**Task directions:** Below is some material; set it all down exactly, apart from the pictures.

**Data provided:**
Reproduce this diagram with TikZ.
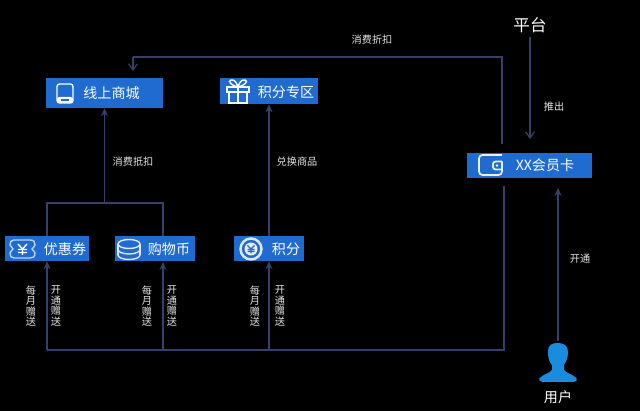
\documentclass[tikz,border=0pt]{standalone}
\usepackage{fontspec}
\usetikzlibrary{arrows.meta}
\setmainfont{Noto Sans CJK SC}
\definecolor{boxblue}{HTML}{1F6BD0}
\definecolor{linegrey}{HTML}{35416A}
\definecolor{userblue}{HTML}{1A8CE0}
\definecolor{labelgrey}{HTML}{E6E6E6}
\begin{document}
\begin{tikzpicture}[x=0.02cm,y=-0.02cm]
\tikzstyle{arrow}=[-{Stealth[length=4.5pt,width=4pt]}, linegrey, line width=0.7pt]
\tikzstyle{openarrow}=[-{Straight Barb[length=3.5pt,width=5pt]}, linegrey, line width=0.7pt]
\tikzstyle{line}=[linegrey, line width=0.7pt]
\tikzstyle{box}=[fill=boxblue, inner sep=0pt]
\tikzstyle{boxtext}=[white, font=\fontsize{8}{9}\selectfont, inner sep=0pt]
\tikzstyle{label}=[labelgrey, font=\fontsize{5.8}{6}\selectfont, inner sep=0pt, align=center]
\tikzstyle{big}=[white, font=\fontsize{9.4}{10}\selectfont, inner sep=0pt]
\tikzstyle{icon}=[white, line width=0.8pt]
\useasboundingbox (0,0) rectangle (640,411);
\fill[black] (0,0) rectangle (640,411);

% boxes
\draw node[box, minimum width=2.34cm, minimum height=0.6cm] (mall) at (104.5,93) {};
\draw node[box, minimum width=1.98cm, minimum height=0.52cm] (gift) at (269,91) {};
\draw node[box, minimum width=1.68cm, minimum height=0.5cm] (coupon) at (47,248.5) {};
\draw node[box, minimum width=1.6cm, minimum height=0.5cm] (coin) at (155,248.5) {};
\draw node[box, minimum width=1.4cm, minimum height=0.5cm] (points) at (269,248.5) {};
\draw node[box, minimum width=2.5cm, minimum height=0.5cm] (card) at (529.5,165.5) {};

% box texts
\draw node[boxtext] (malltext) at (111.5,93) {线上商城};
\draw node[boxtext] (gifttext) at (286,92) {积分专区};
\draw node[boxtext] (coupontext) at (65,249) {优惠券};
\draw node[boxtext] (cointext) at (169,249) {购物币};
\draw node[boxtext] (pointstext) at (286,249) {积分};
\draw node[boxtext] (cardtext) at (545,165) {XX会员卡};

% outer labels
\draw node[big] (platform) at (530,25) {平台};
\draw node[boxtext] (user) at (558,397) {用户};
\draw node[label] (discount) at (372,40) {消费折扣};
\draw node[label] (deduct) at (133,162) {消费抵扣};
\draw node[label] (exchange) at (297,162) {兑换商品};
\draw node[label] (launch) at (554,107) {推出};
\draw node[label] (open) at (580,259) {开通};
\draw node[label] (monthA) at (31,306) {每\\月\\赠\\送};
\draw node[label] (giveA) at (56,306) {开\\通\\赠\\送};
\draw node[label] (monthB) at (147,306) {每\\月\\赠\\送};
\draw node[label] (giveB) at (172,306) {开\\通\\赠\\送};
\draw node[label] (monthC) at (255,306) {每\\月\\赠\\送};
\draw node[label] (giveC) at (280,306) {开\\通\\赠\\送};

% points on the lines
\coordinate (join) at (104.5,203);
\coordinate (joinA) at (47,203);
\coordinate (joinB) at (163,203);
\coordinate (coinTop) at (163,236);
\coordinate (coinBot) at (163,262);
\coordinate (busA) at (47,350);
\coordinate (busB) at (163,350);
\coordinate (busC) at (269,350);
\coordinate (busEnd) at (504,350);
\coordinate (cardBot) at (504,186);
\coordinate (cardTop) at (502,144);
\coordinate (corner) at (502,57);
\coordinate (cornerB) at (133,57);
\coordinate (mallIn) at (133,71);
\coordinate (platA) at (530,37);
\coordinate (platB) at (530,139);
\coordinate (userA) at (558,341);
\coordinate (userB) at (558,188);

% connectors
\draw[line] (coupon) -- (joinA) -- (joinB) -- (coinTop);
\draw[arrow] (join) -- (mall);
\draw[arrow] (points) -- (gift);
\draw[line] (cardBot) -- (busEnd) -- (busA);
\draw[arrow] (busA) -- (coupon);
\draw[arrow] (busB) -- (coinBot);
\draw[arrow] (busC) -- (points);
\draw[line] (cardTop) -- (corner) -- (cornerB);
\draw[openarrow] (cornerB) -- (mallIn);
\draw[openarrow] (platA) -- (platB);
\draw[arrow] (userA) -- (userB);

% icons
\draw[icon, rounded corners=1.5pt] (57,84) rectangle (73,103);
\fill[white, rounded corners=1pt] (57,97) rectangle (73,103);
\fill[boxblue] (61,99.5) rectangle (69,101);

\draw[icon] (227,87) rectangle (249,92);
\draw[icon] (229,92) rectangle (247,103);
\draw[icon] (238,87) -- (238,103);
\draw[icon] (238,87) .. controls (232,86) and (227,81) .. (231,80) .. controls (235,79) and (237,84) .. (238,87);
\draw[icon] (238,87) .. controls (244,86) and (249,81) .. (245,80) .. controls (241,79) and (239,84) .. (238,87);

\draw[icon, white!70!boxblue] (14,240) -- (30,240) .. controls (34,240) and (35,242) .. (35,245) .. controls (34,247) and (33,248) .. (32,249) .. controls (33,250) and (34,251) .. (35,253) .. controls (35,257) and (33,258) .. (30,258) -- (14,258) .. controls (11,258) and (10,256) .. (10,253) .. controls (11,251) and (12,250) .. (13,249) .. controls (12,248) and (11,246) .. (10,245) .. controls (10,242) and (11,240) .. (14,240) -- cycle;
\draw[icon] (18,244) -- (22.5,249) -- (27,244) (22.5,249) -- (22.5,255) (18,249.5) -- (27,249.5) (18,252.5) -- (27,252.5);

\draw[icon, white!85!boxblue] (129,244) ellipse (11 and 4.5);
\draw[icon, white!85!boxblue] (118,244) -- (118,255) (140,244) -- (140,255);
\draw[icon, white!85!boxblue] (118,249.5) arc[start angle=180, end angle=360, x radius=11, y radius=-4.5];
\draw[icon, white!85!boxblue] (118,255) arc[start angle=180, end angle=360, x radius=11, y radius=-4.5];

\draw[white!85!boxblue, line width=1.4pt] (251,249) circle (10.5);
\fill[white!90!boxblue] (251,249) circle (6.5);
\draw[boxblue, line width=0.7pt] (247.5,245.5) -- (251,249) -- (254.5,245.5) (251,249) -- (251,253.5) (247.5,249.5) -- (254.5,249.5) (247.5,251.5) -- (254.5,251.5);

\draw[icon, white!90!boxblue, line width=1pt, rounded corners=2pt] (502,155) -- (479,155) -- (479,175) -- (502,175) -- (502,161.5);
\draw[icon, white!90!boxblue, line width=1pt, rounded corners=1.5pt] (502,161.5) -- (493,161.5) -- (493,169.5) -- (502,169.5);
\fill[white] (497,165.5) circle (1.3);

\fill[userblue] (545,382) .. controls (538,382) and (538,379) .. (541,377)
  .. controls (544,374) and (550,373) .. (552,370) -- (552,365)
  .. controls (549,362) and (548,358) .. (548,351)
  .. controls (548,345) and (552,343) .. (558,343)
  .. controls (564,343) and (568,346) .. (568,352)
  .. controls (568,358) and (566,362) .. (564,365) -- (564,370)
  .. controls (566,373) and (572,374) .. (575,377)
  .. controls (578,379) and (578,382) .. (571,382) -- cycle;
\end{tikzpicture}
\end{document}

**Reply to the task:**
Reproduce this diagram with TikZ.
\documentclass[tikz,border=0pt]{standalone}
\usepackage{fontspec}
\usetikzlibrary{arrows.meta}
\setmainfont{Noto Sans CJK SC}
\definecolor{boxblue}{HTML}{1F6BD0}
\definecolor{linegrey}{HTML}{35416A}
\definecolor{userblue}{HTML}{1A8CE0}
\definecolor{labelgrey}{HTML}{E6E6E6}
\begin{document}
\begin{tikzpicture}[x=0.02cm,y=-0.02cm]
\tikzstyle{arrow}=[-{Stealth[length=4.5pt,width=4pt]}, linegrey, line width=0.7pt]
\tikzstyle{openarrow}=[-{Straight Barb[length=3.5pt,width=5pt]}, linegrey, line width=0.7pt]
\tikzstyle{line}=[linegrey, line width=0.7pt]
\tikzstyle{box}=[fill=boxblue, inner sep=0pt]
\tikzstyle{boxtext}=[white, font=\fontsize{8}{9}\selectfont, inner sep=0pt]
\tikzstyle{label}=[labelgrey, font=\fontsize{5.8}{6}\selectfont, inner sep=0pt, align=center]
\tikzstyle{big}=[white, font=\fontsize{9.4}{10}\selectfont, inner sep=0pt]
\tikzstyle{icon}=[white, line width=0.8pt]
\useasboundingbox (0,0) rectangle (640,411);
\fill[black] (0,0) rectangle (640,411);

% boxes
\draw node[box, minimum width=2.34cm, minimum height=0.6cm] (mall) at (104.5,93) {};
\draw node[box, minimum width=1.98cm, minimum height=0.52cm] (gift) at (269,91) {};
\draw node[box, minimum width=1.68cm, minimum height=0.5cm] (coupon) at (47,248.5) {};
\draw node[box, minimum width=1.6cm, minimum height=0.5cm] (coin) at (155,248.5) {};
\draw node[box, minimum width=1.4cm, minimum height=0.5cm] (points) at (269,248.5) {};
\draw node[box, minimum width=2.5cm, minimum height=0.5cm] (card) at (529.5,165.5) {};

% box texts
\draw node[boxtext] (malltext) at (111.5,93) {线上商城};
\draw node[boxtext] (gifttext) at (286,92) {积分专区};
\draw node[boxtext] (coupontext) at (65,249) {优惠券};
\draw node[boxtext] (cointext) at (169,249) {购物币};
\draw node[boxtext] (pointstext) at (286,249) {积分};
\draw node[boxtext] (cardtext) at (545,165) {XX会员卡};

% outer labels
\draw node[big] (platform) at (530,25) {平台};
\draw node[boxtext] (user) at (558,397) {用户};
\draw node[label] (discount) at (372,40) {消费折扣};
\draw node[label] (deduct) at (133,162) {消费抵扣};
\draw node[label] (exchange) at (297,162) {兑换商品};
\draw node[label] (launch) at (554,107) {推出};
\draw node[label] (open) at (580,259) {开通};
\draw node[label] (monthA) at (31,306) {每\\月\\赠\\送};
\draw node[label] (giveA) at (56,306) {开\\通\\赠\\送};
\draw node[label] (monthB) at (147,306) {每\\月\\赠\\送};
\draw node[label] (giveB) at (172,306) {开\\通\\赠\\送};
\draw node[label] (monthC) at (255,306) {每\\月\\赠\\送};
\draw node[label] (giveC) at (280,306) {开\\通\\赠\\送};

% points on the lines
\coordinate (join) at (104.5,203);
\coordinate (joinA) at (47,203);
\coordinate (joinB) at (163,203);
\coordinate (coinTop) at (163,236);
\coordinate (coinBot) at (163,262);
\coordinate (busA) at (47,350);
\coordinate (busB) at (163,350);
\coordinate (busC) at (269,350);
\coordinate (busEnd) at (504,350);
\coordinate (cardBot) at (504,186);
\coordinate (cardTop) at (502,144);
\coordinate (corner) at (502,57);
\coordinate (cornerB) at (133,57);
\coordinate (mallIn) at (133,71);
\coordinate (platA) at (530,37);
\coordinate (platB) at (530,139);
\coordinate (userA) at (558,341);
\coordinate (userB) at (558,188);

% connectors
\draw[line] (coupon) -- (joinA) -- (joinB) -- (coinTop);
\draw[arrow] (join) -- (mall);
\draw[arrow] (points) -- (gift);
\draw[line] (cardBot) -- (busEnd) -- (busA);
\draw[arrow] (busA) -- (coupon);
\draw[arrow] (busB) -- (coinBot);
\draw[arrow] (busC) -- (points);
\draw[line] (cardTop) -- (corner) -- (cornerB);
\draw[openarrow] (cornerB) -- (mallIn);
\draw[openarrow] (platA) -- (platB);
\draw[arrow] (userA) -- (userB);

% icons
\draw[icon, rounded corners=1.5pt] (57,84) rectangle (73,103);
\fill[white, rounded corners=1pt] (57,97) rectangle (73,103);
\fill[boxblue] (61,99.5) rectangle (69,101);

\draw[icon] (227,87) rectangle (249,92);
\draw[icon] (229,92) rectangle (247,103);
\draw[icon] (238,87) -- (238,103);
\draw[icon] (238,87) .. controls (232,86) and (227,81) .. (231,80) .. controls (235,79) and (237,84) .. (238,87);
\draw[icon] (238,87) .. controls (244,86) and (249,81) .. (245,80) .. controls (241,79) and (239,84) .. (238,87);

\draw[icon, white!70!boxblue] (14,240) -- (30,240) .. controls (34,240) and (35,242) .. (35,245) .. controls (34,247) and (33,248) .. (32,249) .. controls (33,250) and (34,251) .. (35,253) .. controls (35,257) and (33,258) .. (30,258) -- (14,258) .. controls (11,258) and (10,256) .. (10,253) .. controls (11,251) and (12,250) .. (13,249) .. controls (12,248) and (11,246) .. (10,245) .. controls (10,242) and (11,240) .. (14,240) -- cycle;
\draw[icon] (18,244) -- (22.5,249) -- (27,244) (22.5,249) -- (22.5,255) (18,249.5) -- (27,249.5) (18,252.5) -- (27,252.5);

\draw[icon, white!85!boxblue] (129,244) ellipse (11 and 4.5);
\draw[icon, white!85!boxblue] (118,244) -- (118,255) (140,244) -- (140,255);
\draw[icon, white!85!boxblue] (118,249.5) arc[start angle=180, end angle=360, x radius=11, y radius=-4.5];
\draw[icon, white!85!boxblue] (118,255) arc[start angle=180, end angle=360, x radius=11, y radius=-4.5];

\draw[white!85!boxblue, line width=1.4pt] (251,249) circle (10.5);
\fill[white!90!boxblue] (251,249) circle (6.5);
\draw[boxblue, line width=0.7pt] (247.5,245.5) -- (251,249) -- (254.5,245.5) (251,249) -- (251,253.5) (247.5,249.5) -- (254.5,249.5) (247.5,251.5) -- (254.5,251.5);

\draw[icon, white!90!boxblue, line width=1pt, rounded corners=2pt] (502,155) -- (479,155) -- (479,175) -- (502,175) -- (502,161.5);
\draw[icon, white!90!boxblue, line width=1pt, rounded corners=1.5pt] (502,161.5) -- (493,161.5) -- (493,169.5) -- (502,169.5);
\fill[white] (497,165.5) circle (1.3);

\fill[userblue] (545,382) .. controls (538,382) and (538,379) .. (541,377)
  .. controls (544,374) and (550,373) .. (552,370) -- (552,365)
  .. controls (549,362) and (548,358) .. (548,351)
  .. controls (548,345) and (552,343) .. (558,343)
  .. controls (564,343) and (568,346) .. (568,352)
  .. controls (568,358) and (566,362) .. (564,365) -- (564,370)
  .. controls (566,373) and (572,374) .. (575,377)
  .. controls (578,379) and (578,382) .. (571,382) -- cycle;
\end{tikzpicture}
\end{document}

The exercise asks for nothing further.